И мы живем, уже девятнадцать лет с тех пор живем, поддерживая друг друга и оберегая, он, конечно, гораздо больше все это делает, чем я. Потому что это он всем – Юлий Ким – поэт, драматург, писатель, правозащитник, лирический герой, клоун, затейник, третий лишний, журавль по небу, волшебник, дон кихот, галилей… а мне он – Папа, самый близкий, он все время идет со мной, где бы и с кем бы я ни находилась, он научил меня смотреть на джентльмена в белом кашне, который стоит в углу комнаты и олицетворяет собой совесть.

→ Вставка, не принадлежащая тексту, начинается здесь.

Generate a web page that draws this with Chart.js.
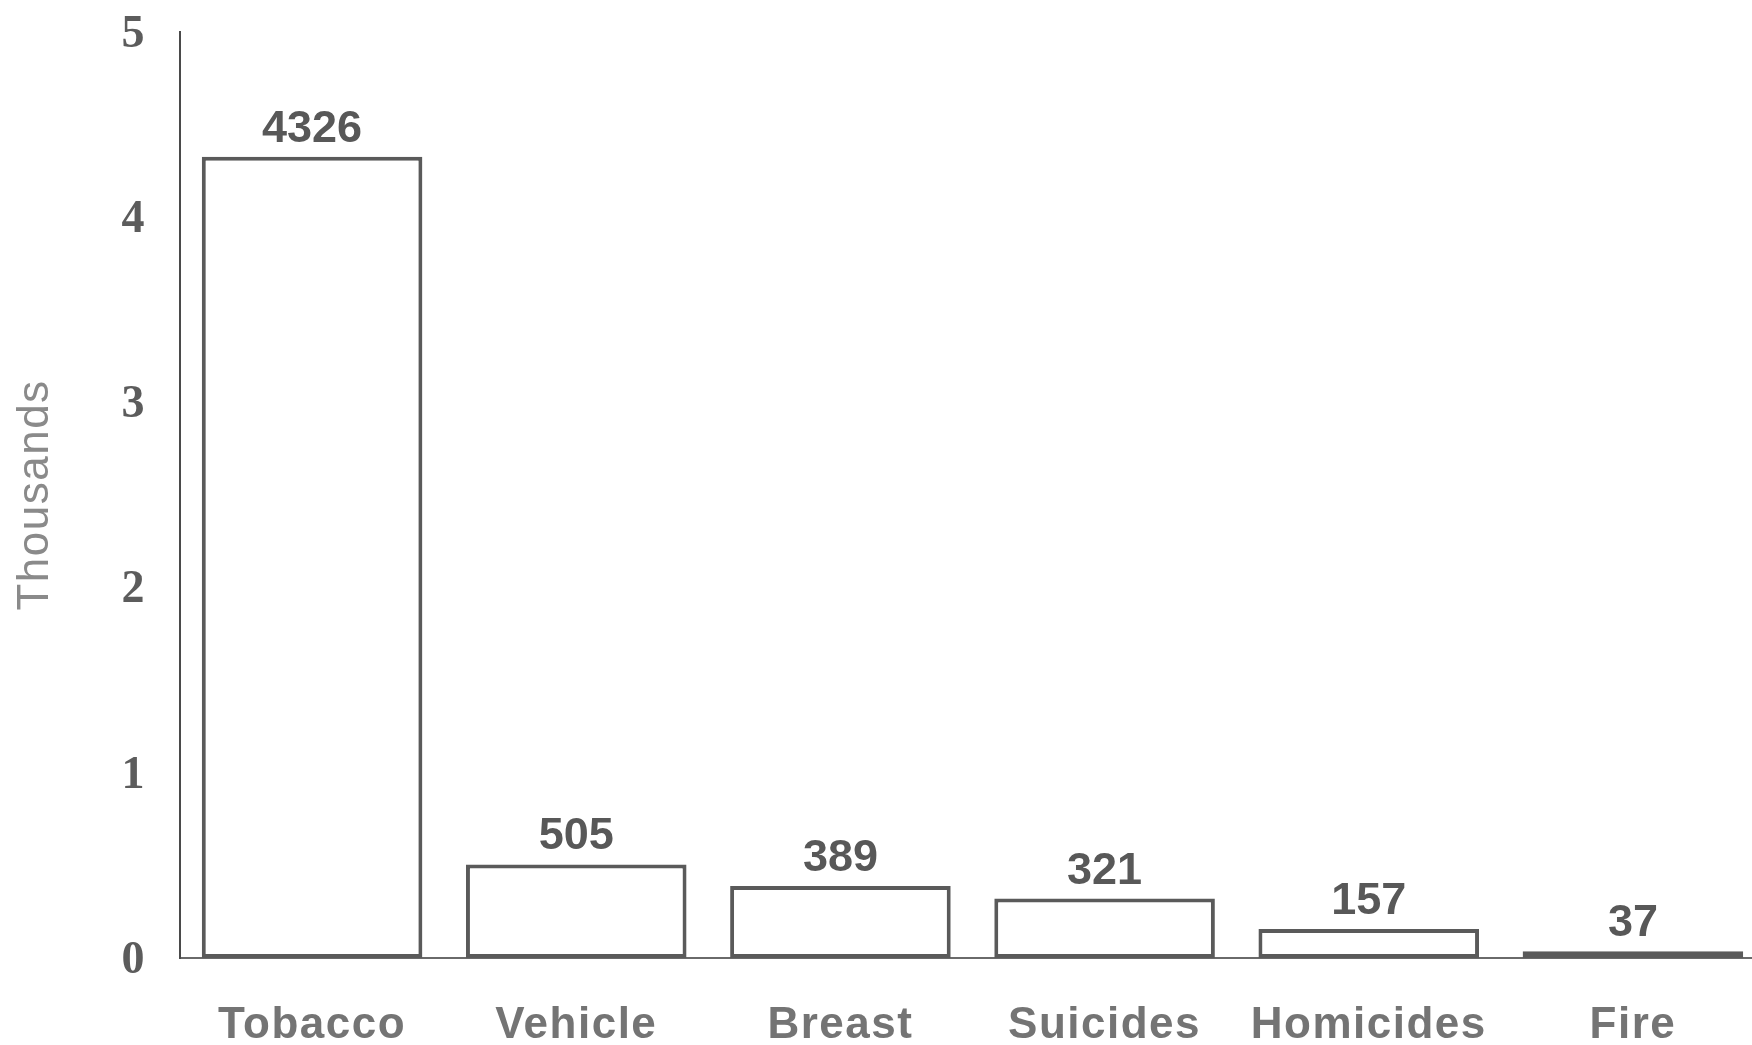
<!DOCTYPE html>
<html>
<head>
<meta charset="utf-8">
<title>Deaths by cause</title>
<script src="https://cdn.jsdelivr.net/npm/chart.js@4/dist/chart.umd.min.js"></script>
<style>
  html, body { margin: 0; padding: 0; background: #ffffff; overflow: hidden; }
  #wrap { width: 1780px; height: 1045px; }
</style>
</head>
<body>
<div id="wrap"><canvas id="chart" width="1780" height="1045"></canvas></div>
<script>
// Causes of death and their counts
const categories = ['Tobacco', 'Vehicle', 'Breast', 'Suicides', 'Homicides', 'Fire'];
const deaths = [4326, 505, 389, 321, 157, 37];
// Y axis shown in thousands
const yTickValues = [0, 1000, 2000, 3000, 4000, 5000];
const yAxisTitle = 'Thousands';

// Writes each bar's value just above it
const valueLabels = {
  id: 'valueLabels',
  afterDatasetsDraw(chart) {
    const ctx = chart.ctx;
    const meta = chart.getDatasetMeta(0);
    ctx.save();
    ctx.letterSpacing = '0px';
    ctx.font = 'bold 45px "Liberation Sans", Arial, sans-serif';
    ctx.fillStyle = '#585858';
    ctx.textAlign = 'center';
    ctx.textBaseline = 'alphabetic';
    meta.data.forEach((bar, i) => {
      ctx.fillText(String(chart.data.datasets[0].data[i]), bar.x, bar.y - 15);
    });
    ctx.restore();
  }
};

// Slightly spaced lettering for the category names
const spacedText = {
  id: 'spacedText',
  beforeDraw(chart) { chart.ctx.letterSpacing = '1.5px'; },
  afterDraw(chart) { chart.ctx.letterSpacing = '0px'; }
};

new Chart(document.getElementById('chart'), {
  type: 'bar',
  data: {
    labels: categories,
    datasets: [{
      data: deaths,
      backgroundColor: '#ffffff',
      borderColor: '#5a5a5a',
      borderWidth: 4,
      borderSkipped: false,
      categoryPercentage: 1.0,
      barPercentage: 0.835
    }]
  },
  options: {
    responsive: false,
    animation: false,
    devicePixelRatio: 1,
    layout: { padding: { top: 32, right: 15, left: 0, bottom: 0 } },
    plugins: { legend: { display: false }, tooltip: { enabled: false } },
    scales: {
      x: {
        grid: { display: false, drawTicks: false },
        border: { display: true, color: '#6a6a6a', width: 2 },
        ticks: {
          padding: 41,
          color: '#747474',
          font: { family: '"Liberation Sans", Arial, sans-serif', size: 44, weight: 'bold' }
        },
        afterFit(scale) {
          scale.height = 87;
          scale.paddingLeft = 0;
          scale.paddingRight = 0;
        }
      },
      y: {
        min: 0,
        max: 5000,
        afterBuildTicks(scale) { scale.ticks = yTickValues.map(v => ({ value: v })); },
        grid: { display: false, drawTicks: false },
        border: { display: true, color: '#4a4a4a', width: 2 },
        ticks: {
          padding: 34,
          labelOffset: 3,
          color: '#5c5c5c',
          font: { family: '"Liberation Serif", "Times New Roman", serif', size: 46, weight: 'bold' },
          callback: v => String(v / 1000)
        },
        title: {
          display: true,
          text: yAxisTitle,
          color: '#8a8a8a',
          padding: { top: 9, bottom: 0 },
          font: { family: '"Liberation Sans", Arial, sans-serif', size: 44, weight: 'normal' }
        },
        afterFit(scale) {
          scale.width = 180;
          scale.paddingTop = 0;
          scale.paddingBottom = 0;
        }
      }
    }
  },
  plugins: [spacedText, valueLabels]
});
</script>
</body>
</html>
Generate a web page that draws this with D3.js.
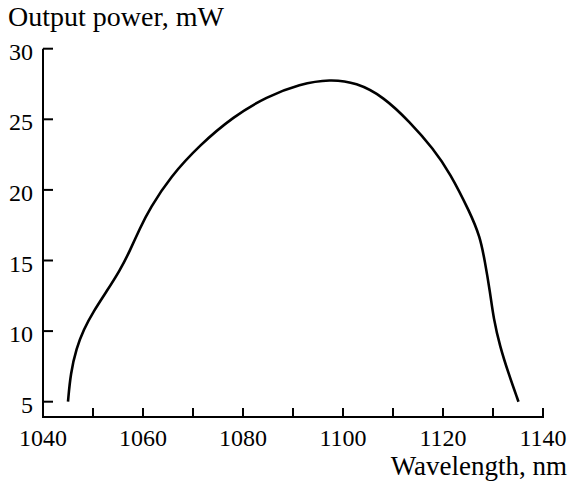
<!DOCTYPE html>
<html>
<head>
<meta charset="utf-8">
<script src="https://cdn.jsdelivr.net/npm/d3@7"></script>
<style>
html,body{margin:0;padding:0;background:#fff;}
svg{display:block;}
text{font-family:"Liberation Serif","Times New Roman",serif;fill:#000;}
</style>
</head>
<body>
<svg id="chart" width="569" height="482"></svg>
<script>
const wavelength = [1045.0,1045.5,1046.7,1048.1,1050.1,1052.7,1055.4,1057.4,1059.4,1061.4,1065.4,1071.4,1078.1,1084.7,1091.4,1097.4,1102.7,1108.1,1113.4,1118.1,1121.4,1125.4,1127.4,1128.4,1129.4,1130.1,1131.4,1133.1,1135.1];
const power      = [5.0,7.0,8.8,10.1,11.4,12.8,14.3,15.7,17.3,18.7,20.9,23.2,25.2,26.6,27.5,27.85,27.6,26.6,24.8,22.9,21.2,18.4,16.7,14.9,12.8,10.9,8.9,7.0,5.0];
const xMajorTicks = [1040,1060,1080,1100,1120,1140];
const xMinorTicks = [1050,1070,1090,1110,1130];
const yTicks = [5,10,15,20,25,30];
const yTitle = "Output power, mW";
const xTitle = "Wavelength, nm";

const svg = d3.select("#chart");
const x = d3.scaleLinear().domain([1040,1140]).range([43,543]);
const y = d3.scaleLinear().domain([5,30]).range([401.7,48.7]);
const axisY = 417;

// x axis
const gx = svg.append("g").attr("transform",`translate(0,${axisY})`);
gx.append("line").attr("x1",x(1040)).attr("x2",x(1140)+1).attr("stroke","#000").attr("stroke-width",2);
gx.selectAll("line.tk").data(xMajorTicks.concat(xMinorTicks).filter(d=>d!==1040)).enter().append("line")
  .attr("class","tk").attr("x1",d=>x(d)).attr("x2",d=>x(d)).attr("y1",0).attr("y2",-9)
  .attr("stroke","#000").attr("stroke-width",2);
gx.selectAll("text").data(xMajorTicks).enter().append("text")
  .attr("x",d=>x(d)).attr("y",28.5).attr("text-anchor","middle").attr("font-size",24).text(d=>d);

// y axis
const gy = svg.append("g").attr("transform",`translate(${x(1040)},0)`);
gy.append("line").attr("y1",y(30)).attr("y2",axisY+1).attr("stroke","#000").attr("stroke-width",2);
gy.selectAll("line.tk").data(yTicks).enter().append("line")
  .attr("class","tk").attr("x1",0).attr("x2",10).attr("y1",d=>y(d)).attr("y2",d=>y(d))
  .attr("stroke","#000").attr("stroke-width",2);
gy.selectAll("text").data(yTicks).enter().append("text")
  .attr("x",-10).attr("y",d=>y(d)+11).attr("text-anchor","end").attr("font-size",24).text(d=>d);

// titles
svg.append("text").attr("x",8).attr("y",26).attr("font-size",28).text(yTitle);
svg.append("text").attr("x",567).attr("y",475).attr("text-anchor","end").attr("font-size",27).text(xTitle);

// curve
const pts = wavelength.map((w,i)=>[w,power[i]]);
const line = d3.line().x(d=>x(d[0])).y(d=>y(d[1])).curve(d3.curveBasis);
svg.append("path").datum(pts).attr("d",line).attr("fill","none").attr("stroke","#000").attr("stroke-width",2.6);
</script>
</body>
</html>
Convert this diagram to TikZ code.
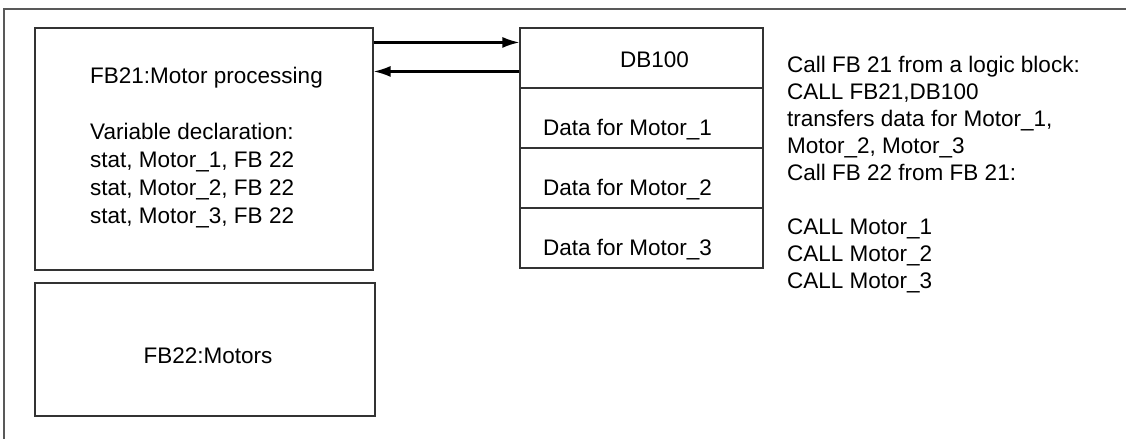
\documentclass[tikz,border=0pt]{standalone}
\usepackage{fontspec}
\setmainfont{Liberation Sans}
\usetikzlibrary{arrows.meta}
\begin{document}
\begin{tikzpicture}[x=1pt,y=-1pt,
	box/.style={draw=black!80, line width=1.1pt, inner sep=0pt},
	txt/.style={inner sep=0pt, align=left, font=\fontsize{22.5pt}{28pt}\selectfont},
	rtxt/.style={txt, font=\fontsize{22.5pt}{27pt}\selectfont},
	>={Latex[length=17pt,width=11pt]}]
			\useasboundingbox (0,0) rectangle (1126,439);
			\draw[black!65, line width=1.2pt] (1126,9) -- (4,9) -- (4,439);
			\node[box, minimum width=338pt, minimum height=242pt] (fb21) at (204,149) {};
			\node[box, minimum width=340pt, minimum height=133pt] (fb22) at (205,349.5) {};
			\node[box, minimum width=243pt, minimum height=60pt] (db100) at (641.5,58) {};
			\node[box, minimum width=243pt, minimum height=60pt] (data1) at (641.5,118) {};
			\node[box, minimum width=243pt, minimum height=60pt] (data2) at (641.5,178) {};
			\node[box, minimum width=243pt, minimum height=60pt] (data3) at (641.5,238) {};
			\node[txt, anchor=north west] (fb21text) at (90,67) {FB21:Motor processing\\[28pt]Variable declaration:\\stat, Motor\_1, FB 22\\stat, Motor\_2, FB 22\\stat, Motor\_3, FB 22};
			\node[txt, anchor=base] (fb22text) at (208,363) {FB22:Motors};
			\node[txt, anchor=base west] (db100text) at (620,67) {DB100};
			\node[txt, anchor=base west] (data1text) at (543,135) {Data for Motor\_1};
			\node[txt, anchor=base west] (data2text) at (543,195) {Data for Motor\_2};
			\node[txt, anchor=base west] (data3text) at (543,255) {Data for Motor\_3};
			\node[rtxt, anchor=north west] (calltext) at (787,56) {Call FB 21 from a logic block:\\CALL FB21,DB100\\transfers data for Motor\_1,\\Motor\_2, Motor\_3\\Call FB 22 from FB 21:\\[27pt]CALL Motor\_1\\CALL Motor\_2\\CALL Motor\_3};
			\draw[->, line width=2.2pt] ([yshift=-15pt]fb21.north east) -- ([yshift=-15pt]db100.north west);
			\draw[->, line width=2.2pt] ([yshift=-44pt]db100.north west) -- ([yshift=-44pt]fb21.north east);
		
		\end{tikzpicture}
\end{document}
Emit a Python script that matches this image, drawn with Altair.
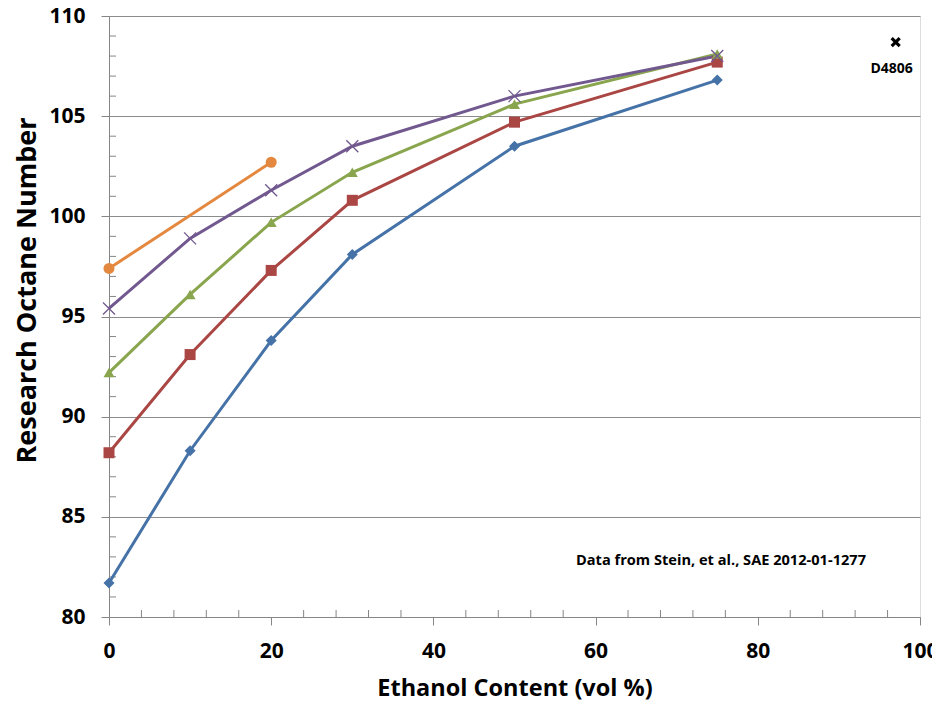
import altair as alt
import pandas as pd

# ---- data ----
ethanol = [0, 10, 20, 30, 50, 75]
ron_s1 = [81.7, 88.3, 93.8, 98.1, 103.5, 106.8]   # blue diamonds
ron_s2 = [88.2, 93.1, 97.3, 100.8, 104.7, 107.7]  # red squares
ron_s3 = [92.2, 96.1, 99.7, 102.2, 105.6, 108.1]  # green triangles
ron_s4 = [95.4, 98.9, 101.3, 103.5, 106.0, 108.0] # purple x
ethanol_s5 = [0, 20]
ron_s5 = [97.4, 102.7]                            # orange circles

d4806_x = [97]
d4806_y = [108.7]
d4806_label = ["D4806"]

series_names = ["S1", "S2", "S3", "S4", "S5"]
series_colors = ["#4572A7", "#AA4643", "#89A54E", "#71588F", "#E4883F"]
series_shapes = ["diamond", "square", "triangle-up", "M-1,-1L1,1M-1,1L1,-1", "circle"]

x_major = [0, 20, 40, 60, 80, 100]
x_minor = [v for v in range(0, 101, 4) if v % 20 != 0]
y_major = [80, 85, 90, 95, 100, 105, 110]
y_minor = [v for v in range(80, 111) if v % 5 != 0]

rows = []
for name, ys in zip(series_names[:4], [ron_s1, ron_s2, ron_s3, ron_s4]):
    for x, y in zip(ethanol, ys):
        rows.append({"series": name, "ethanol": x, "ron": y})
for x, y in zip(ethanol_s5, ron_s5):
    rows.append({"series": "S5", "ethanol": x, "ron": y})
df = pd.DataFrame(rows)

W, H = 811, 601
FONT = "Open Sans"
AX = "#868686"

xs = alt.Scale(domain=[0, 100], nice=False, zero=False)
ys = alt.Scale(domain=[80, 110], nice=False, zero=False)
col = alt.Color("series:N", scale=alt.Scale(domain=series_names, range=series_colors), legend=None)

xaxis = alt.Axis(values=x_major, grid=False, tickSize=8, tickColor=AX, domainColor=AX,
                 labelFont=FONT, labelFontSize=21, labelFontWeight="bold", labelColor="black",
                 labelPadding=15, title="Ethanol Content (vol %)", titleFont=FONT,
                 titleFontSize=23.5, titleFontWeight="bold", titleColor="black", titlePadding=15,
                 format="d", labelFlush=False)
yaxis = alt.Axis(values=y_major, grid=True, gridColor="#8c8c8c", tickSize=8, tickColor=AX,
                 domainColor=AX, labelFont=FONT, labelFontSize=21, labelFontWeight="bold",
                 labelColor="black", labelPadding=16, title="Research Octane Number",
                 titleFont=FONT, titleFontSize=27, titleFontWeight="bold", titleColor="black",
                 titleX=-74, titleY=274, titleBaseline="alphabetic", titleAngle=270,
                 titleAlign="center", format="d", labelFlush=False)

base = alt.Chart(df)
lines = base.mark_line(strokeWidth=3).encode(
    x=alt.X("ethanol:Q", scale=xs, axis=xaxis),
    y=alt.Y("ron:Q", scale=ys, axis=yaxis),
    color=col,
    detail="series:N",
)
filled_pts = base.transform_filter(alt.datum.series != "S4").mark_point(filled=True, opacity=1, size=121).encode(
    x=alt.X("ethanol:Q", scale=xs), y=alt.Y("ron:Q", scale=ys), color=col,
    shape=alt.Shape("series:N", scale=alt.Scale(domain=series_names, range=series_shapes), legend=None),
)
x_pts = base.transform_filter(alt.datum.series == "S4").mark_point(
    shape="M-1,-1L1,1M-1,1L1,-1", filled=False, size=144, strokeWidth=1.3, opacity=1
).encode(x=alt.X("ethanol:Q", scale=xs), y=alt.Y("ron:Q", scale=ys), color=col)

# minor ticks (inside)
xm = alt.Chart(pd.DataFrame({"v": x_minor})).mark_rule(color=AX, strokeWidth=1).encode(
    x=alt.X("v:Q", scale=xs), y=alt.value(H), y2=alt.value(H - 7))
ym = alt.Chart(pd.DataFrame({"v": y_minor})).mark_rule(color=AX, strokeWidth=1).encode(
    y=alt.Y("v:Q", scale=ys), x=alt.value(0), x2=alt.value(7))

ddf = pd.DataFrame({"x": d4806_x, "y": d4806_y, "label": d4806_label})
d_pt = alt.Chart(ddf).mark_point(shape="M-1,-1L1,1M-1,1L1,-1", filled=False, size=64,
                                 strokeWidth=3.2, color="black", opacity=1).encode(
    x=alt.X("x:Q", scale=xs), y=alt.Y("y:Q", scale=ys))
d_txt = alt.Chart(ddf).mark_text(font=FONT, fontSize=14, fontWeight="bold", color="black",
                                 dy=27, dx=-4).encode(
    x=alt.X("x:Q", scale=xs), y=alt.Y("y:Q", scale=ys), text="label:N")

note = alt.Chart(pd.DataFrame({"t": ["Data from Stein, et al.,  SAE 2012-01-1277"]})).mark_text(
    font=FONT, fontSize=14.6, fontWeight="bold", color="black", align="center", baseline="middle"
).encode(x=alt.value(612), y=alt.value(545), text="t:N")

chart = alt.layer(xm, ym, lines, filled_pts, x_pts, d_pt, d_txt, note).properties(
    width=W, height=H,
    autosize=alt.AutoSizeParams(type="none"),
    padding={"left": 101, "top": 8, "right": 12, "bottom": 95},
).configure_view(stroke=AX, strokeWidth=1).configure(background="white")

chart.save("out.html", embed_options={"renderer": "svg", "actions": False})
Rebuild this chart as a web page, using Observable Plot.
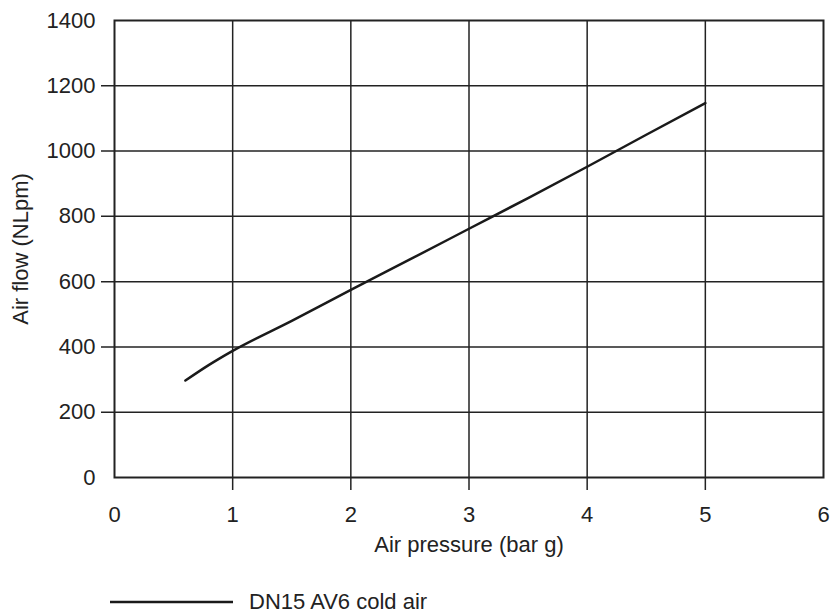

А сам папа ходит, как Гамлет, прямой и степенный, и сейчас я, сидя на своей московской кухне, вижу так ясно, как будто нахожусь в полуметре от него, как он идет медленно по иерусалимской улице Хэйль-а-авир и несет в авоське что-нибудь вкусное, например, соленые фисташки в пакетике или правильный йогурт. Улица поднимается вверх, папа замедляет шаг, а в голове его плывет самая легкая лодка в мире.

С днем рождения, папочка. Многая лета, ад мэа вэ-эсрим, и пусть все огни Иерусалима горят для тебя.